Somebody once said that resenting another is like taking poison oneself and expecting the other to fall sick. But we take this poison, don't we? And not just when someone has received a boon that we believe she does not deserve. We swallow the pill of resentment when another - a lover, a parent, a colleague - fails to meet our needs. We swallow the venom when our good work goes unrecognized, when our dreams are dashed.

This poison flows in our veins much more than we care to admit, and I'll be so bold as to say that our many attempts to make the world a fairer place are spurred in no small part by it. Let's put ourselves in the place of the workers in the vineyard for a moment, shall we. What would we do in response to this situation?

I know what the workers would do if they were a collection of United Church ministers. We would form support groups that would hear and legitimise our endless complaints. We would preach prophetic sermons about it, borrowing the words of Jeremiah, and Isaiah, and Amos. Then those among us with management skills would organise us, unionise us; and we would set minimum and maximum wages. We would advocate for the systemic application of our notion of fairness and call it social justice. And so it might be.

But here's the rub. God doesn't give a whit for our notions of fairness. 'The rain falls on the just and the unjust.' If we take the parable of the vineyard seriously, we have to consider the possibility that God doesn't give a damn about our notions of social justice. There is something that trumps fairness: grace. God's wild grace that breaks into life where it will in the way that it will.

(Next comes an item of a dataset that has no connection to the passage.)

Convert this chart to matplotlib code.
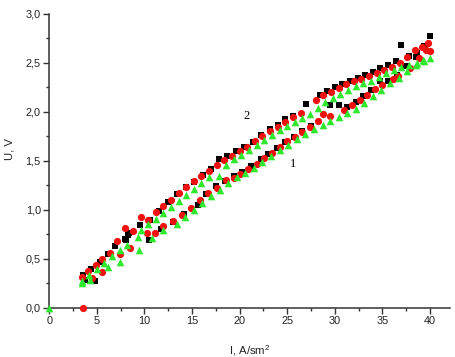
import numpy as np
import matplotlib
matplotlib.use("Agg")
import matplotlib.pyplot as plt
from matplotlib.ticker import MultipleLocator, FuncFormatter

plt.rcParams['font.family'] = ['Liberation Sans', 'DejaVu Sans']
plt.rcParams['mathtext.fontset'] = 'custom'
plt.rcParams['mathtext.rm'] = 'Liberation Sans'

# black squares: upper branch (2) then lower branch (1)
blk_up_i = [3.6, 4.4, 5.3, 6.2, 6.9, 8.0, 8.4, 9.5, 10.6, 11.5, 12.5, 13.4, 14.4, 15.2, 16.2, 17.0,
            17.8, 18.7, 19.6, 20.5, 21.4, 22.3, 23.2, 24.0, 24.8, 25.6, 27.0, 28.4, 29.2, 30.0, 30.8,
            31.6, 32.4, 33.2, 34.0, 34.8, 35.6, 36.4, 37.0, 37.8, 38.6, 39.4, 40.0]
blk_up_u = [0.33, 0.40, 0.47, 0.55, 0.63, 0.70, 0.76, 0.84, 0.90, 0.99, 1.08, 1.16, 1.23, 1.28, 1.36, 1.42,
            1.52, 1.55, 1.60, 1.64, 1.69, 1.76, 1.82, 1.87, 1.93, 1.96, 2.08, 2.17, 2.21, 2.25, 2.28,
            2.32, 2.35, 2.38, 2.41, 2.45, 2.48, 2.52, 2.68, 2.57, 2.60, 2.67, 2.77]
blk_lo_i = [3.8, 4.8, 8.1, 8.3, 10.5, 11.8, 13.0, 14.2, 15.6, 16.5, 17.5, 18.5, 19.4, 20.3, 21.2, 22.2,
            23.0, 23.9, 24.8, 25.7, 26.6, 27.5, 29.5, 30.4, 31.3, 32.2, 33.0, 33.8, 34.7, 35.6, 36.5,
            37.5, 38.5, 39.5]
blk_lo_u = [0.28, 0.27, 0.69, 0.74, 0.69, 0.80, 0.88, 0.96, 1.05, 1.16, 1.24, 1.29, 1.34, 1.39, 1.45, 1.52,
            1.57, 1.63, 1.69, 1.74, 1.80, 1.86, 2.07, 2.07, 2.05, 2.10, 2.16, 2.22, 2.32, 2.31, 2.38,
            2.47, 2.56, 2.66]

# red circles
red_up_i = [3.4, 4.1, 4.9, 5.6, 6.4, 7.1, 8.0, 8.8, 9.7, 10.4, 11.2, 12.0, 12.8, 13.6, 14.4, 15.2,
            16.0, 16.8, 17.6, 18.4, 19.2, 20.0, 20.8, 21.6, 22.4, 23.2, 24.0, 24.8, 25.6, 26.4, 28.0,
            28.8, 29.6, 30.4, 31.2, 32.0, 32.8, 33.6, 34.4, 35.2, 36.0, 36.8, 37.6, 38.4, 39.2, 39.8, 40.0]
red_up_u = [0.31, 0.37, 0.44, 0.50, 0.56, 0.68, 0.81, 0.78, 0.93, 0.90, 0.98, 1.04, 1.10, 1.17, 1.23, 1.29,
            1.35, 1.40, 1.46, 1.51, 1.55, 1.60, 1.64, 1.70, 1.75, 1.80, 1.85, 1.90, 1.95, 1.99, 2.12,
            2.17, 2.20, 2.24, 2.28, 2.31, 2.34, 2.37, 2.40, 2.43, 2.46, 2.50, 2.56, 2.63, 2.66, 2.70, 2.62]
red_lo_i = [3.6, 4.5, 5.6, 7.4, 8.5, 10.3, 11.1, 12.0, 13.0, 14.0, 14.9, 15.8, 16.7, 17.6, 18.6, 19.4,
            20.0, 20.9, 21.8, 22.6, 23.4, 24.2, 25.0, 25.8, 26.6, 27.4, 28.2, 28.8, 29.5, 31.0, 31.8,
            32.6, 33.4, 34.2, 35.0, 36.1, 36.6, 37.9, 38.8, 39.6]
red_lo_u = [0.00, 0.30, 0.36, 0.55, 0.61, 0.76, 0.76, 0.83, 0.89, 0.95, 1.02, 1.10, 1.17, 1.22, 1.30, 1.32,
            1.37, 1.42, 1.47, 1.53, 1.58, 1.64, 1.70, 1.74, 1.79, 1.85, 1.91, 1.98, 1.96, 2.02, 2.07,
            2.12, 2.17, 2.23, 2.27, 2.34, 2.37, 2.45, 2.55, 2.63]

# green triangles
grn_up_i = [3.5, 4.2, 5.0, 5.8, 6.6, 7.4, 8.2, 9.3, 9.6, 10.4, 11.2, 12.0, 12.8, 13.6, 14.4, 15.2,
            16.0, 16.8, 17.8, 18.6, 19.4, 20.2, 21.0, 21.8, 22.6, 23.4, 24.2, 25.0, 25.8, 26.6, 27.4,
            28.2, 29.0, 29.8, 30.6, 31.4, 32.2, 33.0, 33.8, 34.6, 35.4, 36.2, 37.0, 37.8, 38.6, 39.4, 40.0]
grn_up_u = [0.27, 0.33, 0.40, 0.46, 0.53, 0.59, 0.64, 0.72, 0.79, 0.85, 0.91, 0.97, 1.03, 1.09, 1.15, 1.21,
            1.27, 1.33, 1.34, 1.46, 1.52, 1.56, 1.61, 1.66, 1.71, 1.76, 1.81, 1.86, 1.90, 1.94, 1.98,
            2.04, 2.10, 2.14, 2.18, 2.22, 2.26, 2.29, 2.32, 2.36, 2.40, 2.43, 2.46, 2.48, 2.50, 2.52, 2.55]
grn_lo_i = [0.0, 3.5, 4.3, 6.2, 7.4, 9.4, 10.8, 12.0, 13.4, 14.3, 15.2, 16.1, 17.0, 17.9, 18.8, 19.7,
            20.6, 21.5, 22.4, 23.3, 24.2, 25.1, 26.0, 26.9, 27.8, 28.8, 29.5, 30.4, 31.3, 32.2, 33.1,
            34.0, 34.9, 35.8, 36.7, 37.6, 38.5, 39.3]
grn_lo_u = [0.00, 0.25, 0.28, 0.42, 0.47, 0.59, 0.71, 0.79, 0.86, 0.93, 1.00, 1.07, 1.14, 1.20, 1.27, 1.33,
            1.38, 1.43, 1.49, 1.55, 1.61, 1.66, 1.72, 1.77, 1.83, 1.87, 1.91, 1.95, 1.99, 2.03, 2.09,
            2.16, 2.22, 2.29, 2.35, 2.42, 2.48, 2.53]

fig = plt.figure(figsize=(4.55, 3.57), dpi=100)
ax = fig.add_axes([0.108, 0.138, 0.881, 0.823])

ax.scatter(blk_up_i + blk_lo_i, blk_up_u + blk_lo_u, marker='s', s=22, color='black',
           linewidths=0, clip_on=False, zorder=3)
ax.scatter(red_up_i + red_lo_i, red_up_u + red_lo_u, marker='o', s=27, color='#f01010',
           linewidths=0, clip_on=False, zorder=4)
ax.scatter(grn_up_i + grn_lo_i, grn_up_u + grn_lo_u, marker='^', s=30, color='#2ee82e',
           linewidths=0, clip_on=False, zorder=5)

ax.text(20.7, 1.96, '2', family='Liberation Serif', fontsize=9, ha='center', va='center')
ax.text(25.6, 1.47, '1', family='Liberation Serif', fontsize=9, ha='center', va='center')

ax.set_xlim(0, 42.1)
ax.set_ylim(0, 3.0)
for side in ['top', 'right']:
    ax.spines[side].set_visible(False)
for side in ['left', 'bottom']:
    ax.spines[side].set_color('#333333')
    ax.spines[side].set_linewidth(1.1)

ax.xaxis.set_major_locator(MultipleLocator(5))
ax.xaxis.set_minor_locator(MultipleLocator(2.5))
ax.yaxis.set_major_locator(MultipleLocator(0.5))
ax.yaxis.set_minor_locator(MultipleLocator(0.25))
ax.yaxis.set_major_formatter(FuncFormatter(lambda v, p: f'{v:.1f}'.replace('.', ',')))
ax.tick_params(which='major', direction='out', length=4, width=1, color='#333333',
               labelsize=7.8, labelcolor='#222222', pad=2)
ax.tick_params(which='minor', direction='out', length=2.5, width=1, color='#333333')

ax.set_xlabel('I, A/sm$^2$', fontsize=8.2, color='#222222')
ax.set_ylabel('U, V', fontsize=8.2, color='#222222')
ax.xaxis.set_label_coords(0.50, -0.12)
ax.yaxis.set_label_coords(-0.087, 0.54)

fig.savefig('out.png', dpi=100)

Hold too tightly to your notions of fairness and you will develop eyes too jaundiced to see grace. ''Is thine eye evil because I am good?' Demand life on your terms, and those terms will become chains.

In recent decades, a shrillness has arisen within the United Church (and other mainline churches), especially, I have noticed, among those of us in the social justice wing of the church. We try so darn hard to make life more fair, but we are not rewarded for these efforts. Why, God? Why do you pour Spirit into the evangelical churches, the Pentecostal churches, making them grow as we shrink? We resent this, God. Did you not call us to this work?

All that comes back is a question: 'Is thine eye evil because I am good?' 'Who fills most of the pews of evangelical and charismatic churches? The poor. Do you resent my pouring of Spirit upon them?' 'Is thine eye evil because I am good?' 'Have you not noticed the turning of these churches to justice seeking? Are you resentful of those who come to this work behind you, receiving my latest blessing?' 'Is thine eye evil because I am good?'

Of course it's not only the lefty justice types like me who can have jaundiced eyes. There are men bitter about the steepness of the corporate ladder in these days of employment equity. There are the traditionalists bitter because life as they know it is being washed away. There are …

God calls to all of us, saying, 'Surrender! Surrender your clinging to notions of how life should be.' Those who heed the call will find two things. They will find that life here in God's creation is verily oozing grace, bursting with it. They will also find a new self, a self free enough to feast on it.